Pap, retraité, fut mécanicien de l'équipe Lotto et papa remporta Liège-Bastogne-Liège et Paris-Nice avec une classe unique. Après, il y eut les affaires de dopage où l'acronyme VDB s'est mis à clignoter. «Je lui ressemble beaucoup dans le caractère, sauf sur un point : il était fort influençable.» Henry, le petit ami de Cameron, fera une halte à la maison. Il est blond, lumineux et étudiant aussi. Tout se superpose. Elle collera un astérisque à cette histoire de tempérament : «Papa, en course, avait confiance en lui parce qu'il savait qu'il était fort. Pas moi.»Et de passion : «J'ai arrêté l'athlétisme à cause de l'accident.» Frank Vandenbroucke est un mythe du cyclisme, fruit de l'accouplement du meilleur et du pire. Le champion belge a gagné avec la manière, mais il s'est éteint à 34 ans quelque part au Sénégal, dans un décor qui ressemble étrangement à un échantillon de l'enfer. Une prostituée pas loin, des traces de piqûres dans le bras, de l'alcool, et finalement une mort naturelle d'une embolie pulmonaire.

Lance

Elle a peur de la nuit, de ne pas se réveiller. «Ou qu'il arrive quelque chose à Pap ou Mam, ou à maman. Ça doit venir du jour où l'on m'a annoncé la mort de mon père.» C'était tôt le matin. Elle dormait. Clotilde, sa mère, est secrétaire à Mouscron. Sa rencontre avec Frank relève autant du coup de foudre que du coup de Trafalgar. Un jour, elle débarque à la Queue de charrue avec son copain d'alors, un footballeur. Le cycliste tombe amoureux et lui fait passer son numéro de téléphone. «Elle l'a appelée le soir même ou le lendemain», glisse Cameron, baptisée ainsi parce que Clotilde et Frank aimaient bien l'actrice Cameron Diaz. «Si j'avais été un garçon, ils m'auraient appelé Lance.» Pour Lance Armstrong. Au téléphone, Frank demandait à Cameron si elle l'aimait vraiment. «J'ai compris plus tard qu'il voulait être rassuré. Il souffrait d'être mal-aimé.»

Elvis

Elle aime la mode et les photos, son compte Instagram a des allures princières. Elle ira faire la com d'une équipe cycliste si le sport ne tourne pas comme prévu. Et fait un signe de croix de temps en temps avant les compétitions. «Je crois que c'est comme tout le monde, non ? On y croit quand on a envie d'y croire… Mais je ne pense pas qu'il y a une vie après la mort.» Petite, Pap l'accompagnait en voiture pour les épreuves d'athlétisme. La radio crachait des chansons d'antan. De là, elle a gardé une tendresse pour Elvis Presley et Dalida.
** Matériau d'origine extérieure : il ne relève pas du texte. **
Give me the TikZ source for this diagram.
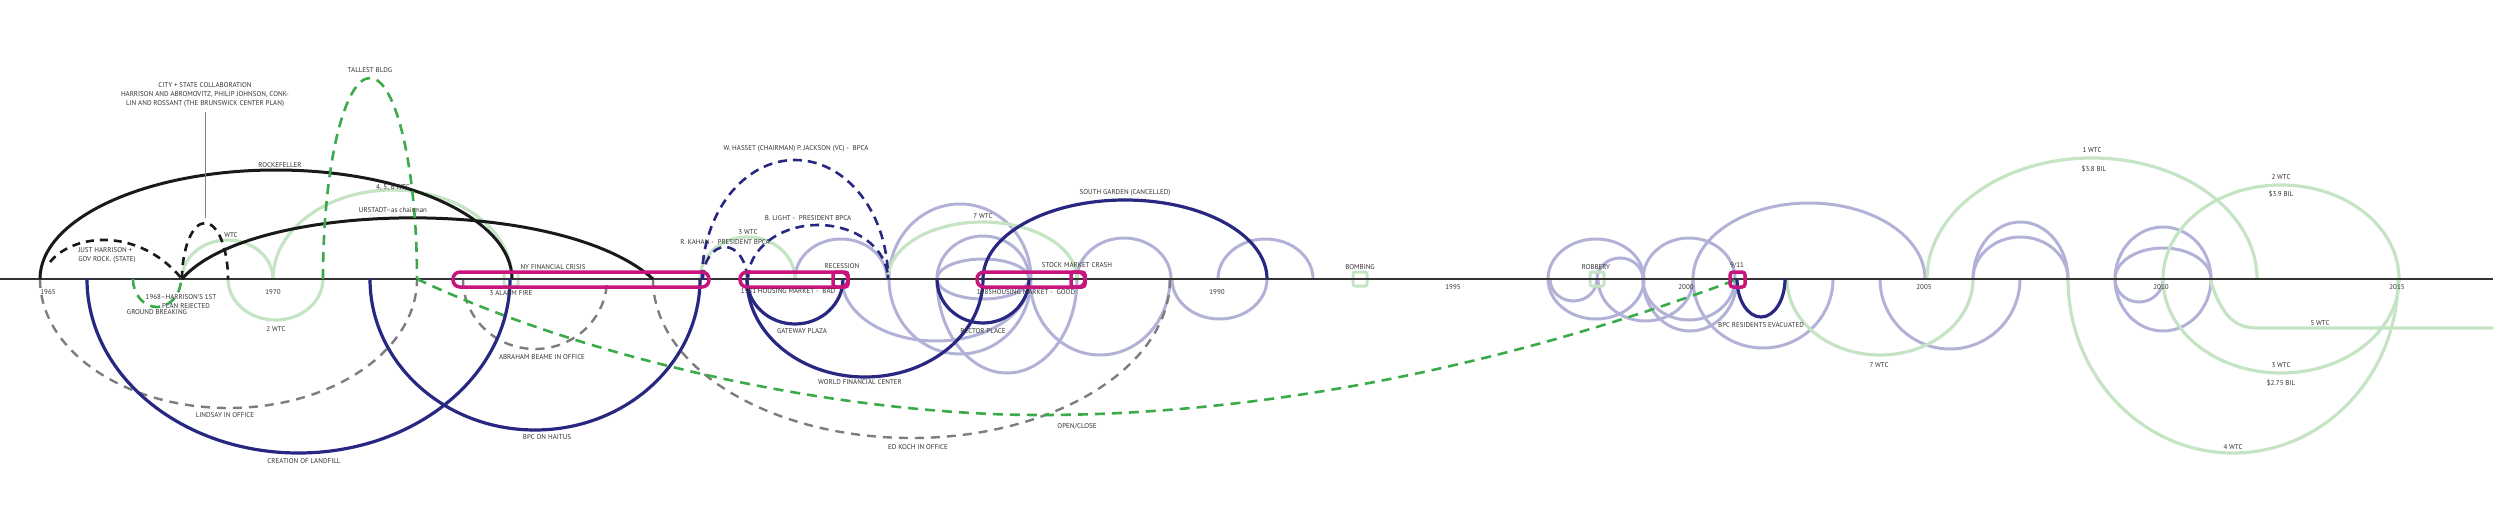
\documentclass[tikz,border=0pt]{standalone}
\usepackage{fontspec}
\setmainfont{PT Sans}
\definecolor{navyc}{RGB}{40,40,130}
\definecolor{lavc}{RGB}{178,178,216}
\definecolor{palec}{RGB}{196,228,196}
\definecolor{grnc}{RGB}{58,170,74}
\definecolor{gryc}{RGB}{125,125,125}
\definecolor{magc}{RGB}{200,20,125}
\definecolor{txtc}{RGB}{50,50,50}
\begin{document}
\begin{tikzpicture}[x=1pt,y=-1pt,
	lbl/.style={text=txtc,inner sep=0pt,font=\fontsize{7}{9}\selectfont,align=center},
	blk/.style={line width=3pt,black!90},
	blkdash/.style={line width=2.6pt,black!90,dash pattern=on 8pt off 6pt},
	navy/.style={line width=3.2pt,navyc},
	navydash/.style={line width=2.6pt,navyc,dash pattern=on 9pt off 6pt},
	lav/.style={line width=3pt,lavc},
	pale/.style={line width=3.2pt,palec},
	grndash/.style={line width=2.6pt,grnc,dash pattern=on 10pt off 7pt},
	grydash/.style={line width=2.4pt,gryc,dash pattern=on 9pt off 7pt},
	mag/.style={line width=3.5pt,magc,rounded corners=7pt},
	marker/.style={line width=3pt,palec,rounded corners=2pt}]
\useasboundingbox (0,0) rectangle (2500,519);

% lavender loops
\draw[lav] (795,279) arc[start angle=180,end angle=360,x radius=46,y radius=40];
\draw[lav] (842,279) arc[start angle=180,end angle=0,x radius=94,y radius=62];
\draw[lav] (960,279) ellipse[x radius=71,y radius=75];
\draw[lav] (983,279) ellipse[x radius=46,y radius=20];
\draw[lav] (937,279) arc[start angle=180,end angle=360,x radius=46,y radius=43];
\draw[lav] (937,279) arc[start angle=180,end angle=0,x radius=70,y radius=94];
\draw[lav] (1030,279) arc[start angle=180,end angle=0,x radius=70,y radius=76];
\draw[lav] (1077,279) arc[start angle=180,end angle=360,x radius=47,y radius=41];
\draw[lav] (1172,279) arc[start angle=180,end angle=0,x radius=47.5,y radius=40];
\draw[lav] (1218,279) arc[start angle=180,end angle=360,x radius=47.5,y radius=40];
\draw[lav] (1596,279) ellipse[x radius=48,y radius=40];
\draw[lav] (1550,279) arc[start angle=180,end angle=0,x radius=23.5,y radius=22];
\draw[lav] (1597,279) arc[start angle=180,end angle=360,x radius=23,y radius=21];
\draw[lav] (1598,279) arc[start angle=180,end angle=0,x radius=47.5,y radius=42];
\draw[lav] (1689,279) ellipse[x radius=46,y radius=41];
\draw[lav] (1643,279) arc[start angle=180,end angle=0,x radius=47,y radius=52];
\draw[lav] (1693,279) arc[start angle=180,end angle=360,x radius=116,y radius=76];
\draw[lav] (1693,279) arc[start angle=180,end angle=0,x radius=70,y radius=69];
\draw[lav] (1880,279) arc[start angle=180,end angle=0,x radius=70,y radius=70];
\draw[lav] (1973,279) arc[start angle=180,end angle=360,x radius=47.5,y radius=57];
\draw[lav] (1973,279) arc[start angle=180,end angle=360,x radius=47.5,y radius=42];
\draw[lav] (2163,279) ellipse[x radius=48,y radius=52];
\draw[lav] (2115,279) arc[start angle=180,end angle=360,x radius=48,y radius=31];
\draw[lav] (2115,279) arc[start angle=180,end angle=0,x radius=24,y radius=23];

% pale green buildings
\draw[pale] (182,279) arc[start angle=180,end angle=360,x radius=45.5,y radius=39];
\draw[pale] (228,279) arc[start angle=180,end angle=0,x radius=47.5,y radius=41];
\draw[pale] (273,279) arc[start angle=180,end angle=360,x radius=119.5,y radius=89];
\draw[pale] (700,279) arc[start angle=180,end angle=360,x radius=47.5,y radius=42];
\draw[pale] (888,279) arc[start angle=180,end angle=360,x radius=94.5,y radius=57];
\draw[pale] (1787,279) arc[start angle=180,end angle=0,x radius=93,y radius=76];
\draw[pale] (1927,279) arc[start angle=180,end angle=360,x radius=165,y radius=121];
\draw[pale] (2281,279) ellipse[x radius=118,y radius=94];
\draw[pale] (2068,279) arc[start angle=180,end angle=0,x radius=165,y radius=174];
\draw[pale] (2210,279) .. controls (2222,318) and (2236,328) .. (2258,328) -- (2493,328);
\draw[marker] (504,272) rectangle (518,286);
\draw[marker] (1353,272) rectangle (1367,286);
\draw[marker] (1590,272) rectangle (1604,286);

% office terms
\draw[grydash] (40,279) arc[start angle=180,end angle=0,x radius=188.5,y radius=129];
\draw[grydash] (463,279) arc[start angle=180,end angle=0,x radius=72,y radius=70];
\draw[grydash] (653,279) arc[start angle=180,end angle=0,x radius=258.5,y radius=159];

% axis
\draw[line width=1.2pt,black!80] (0,279) -- (2493,279);

% black
\draw[blk] (40,279) arc[start angle=180,end angle=360,x radius=236,y radius=109];
\draw[blk] (182,279) .. controls (250,200) and (560,195) .. (653,279);
\draw[blkdash] (50,262) .. controls (75,232) and (140,228) .. (182,279);
\draw[blkdash] (182,279) arc[start angle=180,end angle=360,x radius=23,y radius=56];
\draw[line width=1pt,gryc] (205,112) -- (205,218);

% green dashed
\draw[grndash] (323,279) arc[start angle=180,end angle=360,x radius=47,y radius=201];
\draw[grndash] (133,279) arc[start angle=180,end angle=0,x radius=24,y radius=28];
\draw[grndash] (417,279) .. controls (600,365) and (850,415) .. (1040,415)
	.. controls (1300,415) and (1550,350) .. (1738,279);

% navy
\draw[navy] (87,279) arc[start angle=180,end angle=0,x radius=211.5,y radius=174];
\draw[navy] (370,279) arc[start angle=180,end angle=0,x radius=165,y radius=151];
\draw[navy] (747,279) arc[start angle=180,end angle=0,x radius=48,y radius=45];
\draw[navy] (747,279) arc[start angle=180,end angle=0,x radius=118,y radius=98];
\draw[navy] (983,279) arc[start angle=180,end angle=360,x radius=142,y radius=79];
\draw[navy] (937,279) arc[start angle=180,end angle=0,x radius=46,y radius=44];
\draw[navy] (1737,279) arc[start angle=180,end angle=0,x radius=24,y radius=38];
\draw[navydash] (702,279) arc[start angle=180,end angle=360,x radius=93,y radius=119];
\draw[navydash] (748,279) arc[start angle=180,end angle=360,x radius=70,y radius=54];
\draw[navydash] (703,279) arc[start angle=180,end angle=360,x radius=22,y radius=32];

% magenta events
\draw[mag] (453,272) rectangle (709,287);
\draw[mag] (740,272) rectangle (848,287);
\draw[mag,rounded corners=3pt] (833,272) rectangle (848,287);
\draw[mag] (977,272) rectangle (1085,287);
\draw[mag,rounded corners=3pt] (1071,272) rectangle (1085,287);
\draw[mag,rounded corners=3pt] (1730,272) rectangle (1745,287);

% years
\node[lbl] at (48,292) (y65) {1965};
\node[lbl] at (273,292) (y70) {1970};
\node[lbl] at (1217,292) (y90) {1990};
\node[lbl] at (1453,287) (y95) {1995};
\node[lbl] at (1686,287) (y00) {2000};
\node[lbl] at (1924,287) (y05) {2005};
\node[lbl] at (2161,287) (y10) {2010};
\node[lbl] at (2397,287) (y15) {2015};

% labels
\node[lbl] at (370,70) (tallest) {TALLEST BLDG};
\node[lbl] at (205,95) (cityplan) {CITY + STATE COLLABORATION\\HARRISON AND ABROMOVITZ, PHILIP JOHNSON, CONK-\\LIN AND ROSSANT (THE BRUNSWICK CENTER PLAN)};
\node[lbl] at (280,165) (rockefeller) {ROCKEFELLER};
\node[lbl] at (393,188) (wtc456) {4, 5, 6 WTC};
\node[lbl] at (393,210) (urstadt) {URSTADT--as chairman};
\node[lbl] at (231,235) (wtc) {WTC};
\node[lbl,align=left] at (107,255) (harrison) {JUST HARRISON +\\GOV ROCK. (STATE)};
\node[lbl] at (181,297) (rejected) {1968--HARRISON'S 1ST};
\node[lbl] at (186,306) (rejected2) {PLAN REJECTED};
\node[lbl] at (157,312) (ground) {GROUND BREAKING};
\node[lbl] at (276,329) (wtc2a) {2 WTC};
\node[lbl] at (225,415) (lindsay) {LINDSAY IN OFFICE};
\node[lbl] at (304,461) (landfill) {CREATION OF LANDFILL};
\node[lbl] at (553,267) (nycrisis) {NY FINANCIAL CRISIS};
\node[lbl] at (511,293) (alarm) {3 ALARM FIRE};
\node[lbl] at (542,357) (beame) {ABRAHAM BEAME IN OFFICE};
\node[lbl] at (547,437) (haitus) {BPC ON HAITUS};
\node[lbl] at (796,149) (hasset) {W. HASSET (CHAIRMAN) P. JACKSON (VC) -\ \ BPCA};
\node[lbl] at (808,218) (light) {B. LIGHT -\ \ PRESIDENT BPCA};
\node[lbl] at (748,232) (wtc3a) {3 WTC};
\node[lbl] at (725,242) (kahan) {R. KAHAN -\ \ PRESIDENT BPCA};
\node[lbl] at (842,266) (recession) {RECESSION};
\node[lbl] at (788,291) (housebad) {1981 HOUSING MARKET -\ \ BAD};
\node[lbl] at (802,331) (gateway) {GATEWAY PLAZA};
\node[lbl] at (860,382) (wfc) {WORLD FINANCIAL CENTER};
\node[lbl] at (983,216) (wtc7a) {7 WTC};
\node[lbl] at (1125,193) (southgarden) {SOUTH GARDEN (CANCELLED)};
\node[lbl] at (1077,265) (crash) {STOCK MARKET CRASH};
\node[lbl] at (1026,292) (housegood) {1985HOUSING MARKET -\ \ GOOD};
\node[lbl] at (983,331) (rector) {RECTOR PLACE};
\node[lbl] at (1077,426) (openclose) {OPEN/CLOSE};
\node[lbl] at (918,447) (koch) {ED KOCH IN OFFICE};
\node[lbl] at (1360,267) (bombing) {BOMBING};
\node[lbl] at (1596,267) (robbery) {ROBBERY};
\node[lbl] at (1737,265) (nineeleven) {9/11};
\node[lbl] at (1761,325) (evacuated) {BPC RESIDENTS EVACUATED};
\node[lbl] at (1879,365) (wtc7b) {7 WTC};
\node[lbl] at (2092,150) (wtc1) {1 WTC};
\node[lbl] at (2094,169) (cost1) {\$3.8 BIL};
\node[lbl] at (2281,177) (wtc2b) {2 WTC};
\node[lbl] at (2281,194) (cost2) {\$3.9 BIL};
\node[lbl] at (2320,323) (wtc5) {5 WTC};
\node[lbl] at (2281,365) (wtc3b) {3 WTC};
\node[lbl] at (2281,383) (cost3) {\$2.75 BIL};
\node[lbl] at (2233,447) (wtc4) {4 WTC};
\end{tikzpicture}
\end{document}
Un an et demi après sa naissance, Frank se marie avec Sarah, une Italienne, avec qui il aura Margaux. Cameron : «Elles essayent d'oublier toutes les deux. Elles l'ont connu quand ça n'allait pas très bien.» Quand le champion dégainait un fusil dans le foyer.

Œufs

Cameron rêve de temps à autre de son père : «Il ressuscite, on pleure et on lui demande : "Mais où tu étais ? Qu'est-ce qui s'est passé ?" Certains disent que les morts cherchent à entrer en contact avec les vivants.» Elle sourit parce qu'elle y voit un panier garni de conneries. Mam et Pap ont revendu le bar après la disparition du fils. Mam était restée pour assurer la transition. Ça n'a pas marché. «Très vite, j'ai pris trop de place. Les clients venaient pour moi, pour Frank. Une petite jalousie s'est installée.» La grand-mère n'en démordrait pas sous la torture : la pièce préférée de Frank était le salon. Il y tournait avec un petit vélo. Cameron gamine aussi y trouvait ses aises. Elle cassait des œufs sur un plateau, y ajoutait des herbes, fabriquait des mixtures. Des délires d'enfant, qui ne datent pas de longtemps.

20 février 1999 : naissance.
12 octobre 2009 : mort de Frank VDB.
19 juillet 2019 : épreuve féminine en lever de rideau du Tour de France à Pau.